本サイト 一橋大学機関リポジトリ(HERMES-IR)

第3号

 多田 治 Osamu Tada
戦前期の観光における沖縄イメージの形成 ——国家主義時代の観光と知——
The Formation of Okinawa Images in Prewar Tourism : Tourism and Episteme in the Age of Nationalism
2007年07月 発行

[ 要旨 ]

この論文には日本語要旨はありません


[ Abstract ]

  This paper will examine the image of Okinawa during the pre-war period by focusing on tourism in Okinawa during this time. Moreover, the paper will refer to MacCannel’s “tourism=mirror that reflects modernity” and approach Okinawa from the perspective of the relationship and interaction between Okinawa and Japan’s mainland. Domestic and international tourism in pre-war Japan was strongly connected to imperialism and colonialism.
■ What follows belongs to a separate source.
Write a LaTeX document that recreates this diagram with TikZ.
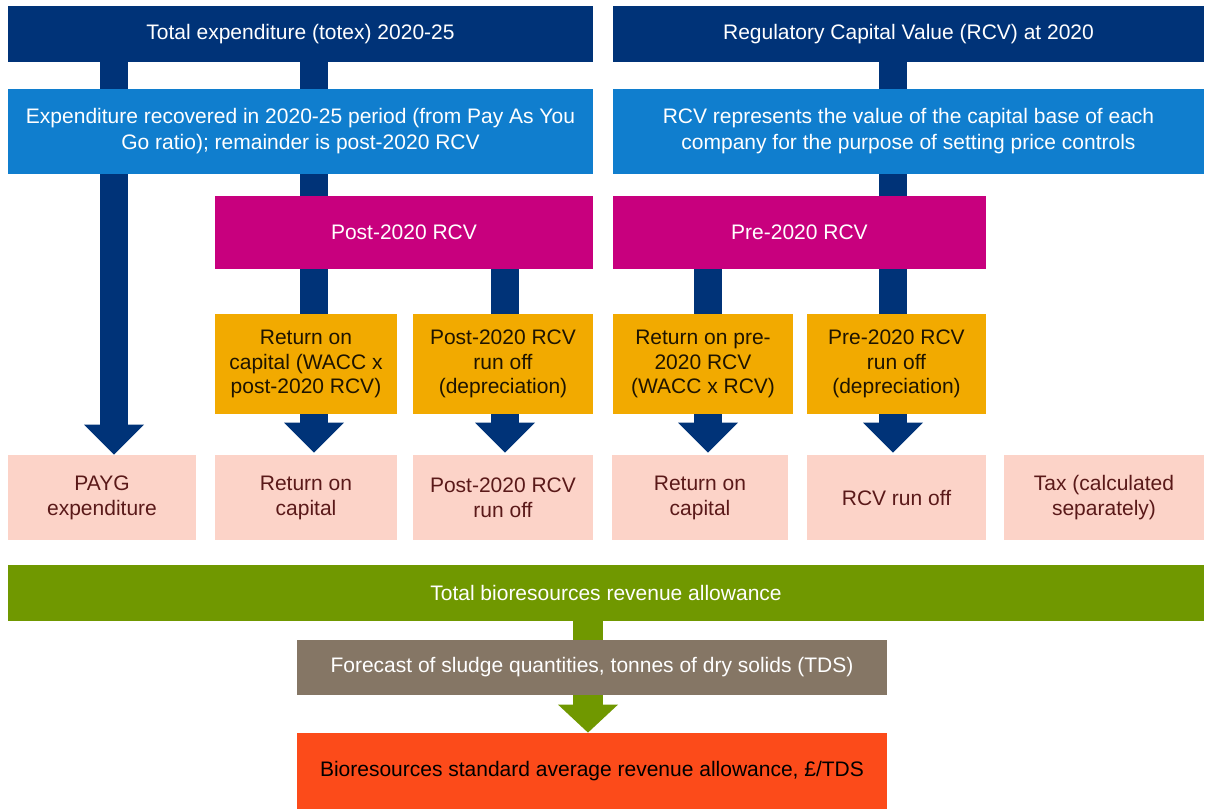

Okinawa was located midway between Japan’s overseas territories and the mainland, and was referred to as “an exotic island located in the southernmost point of Japan”. A trading company conducted a tour to Okinawa 23 times with the service of a big passenger ship between Hanshin and Naha starting in 1937, which was the birth of package tours to Okinawa. The places and scenery that tourists go to, and the experiences and interpretations of such places, including the small islands and beaches of the southern islands, the colourful scenery of the tropics, the gigantic tombs, the magnificent Shuri Castle, the women that work in the markets and fishing villages, and the red-light district as a place for traditional entertainment, or in other words, the framework of tourism and the images of Okinawa, had been standardized to a certain extent during this period.
  The influence of people such as local educator and folklorist Genichiro Shimabukuro, who was a guide on many occasions, was great. On the other hand, the Okinawa trip by the father of Japanese ethnographic studies Kunio Yanagita was also influential and his exchange with Okinawa folklorist Fuyu Iha created a trend to do research on the southern islands in the 1920s. The relationship between tourism and episteme about Okinawa, and Okinawa studies and the images of Okinawa, were constructed simultaneously and interactively. The official knowledge and images of Okinawa were created through the interaction and influence of the internal and external perspectives of intellectuals from the mainland and Okinawa. The images of Okinawa based on tourism and hometown created by Shimabukuro were subsumed by the strong nationalism of the time, however, it also played a role in constructing the identity of Okinawa by utilizing the attention from both the locals and tourists accordingly. The conflict over dialects among Muneyoshi Yanagi and others was also moving toward the direction of nationalism, which resulted in the antagonism between tourists and locals in terms of tourism. While the images of Okinawa and tourism to Okinawa strongly reflected nationalism, both were gradually formed during this period.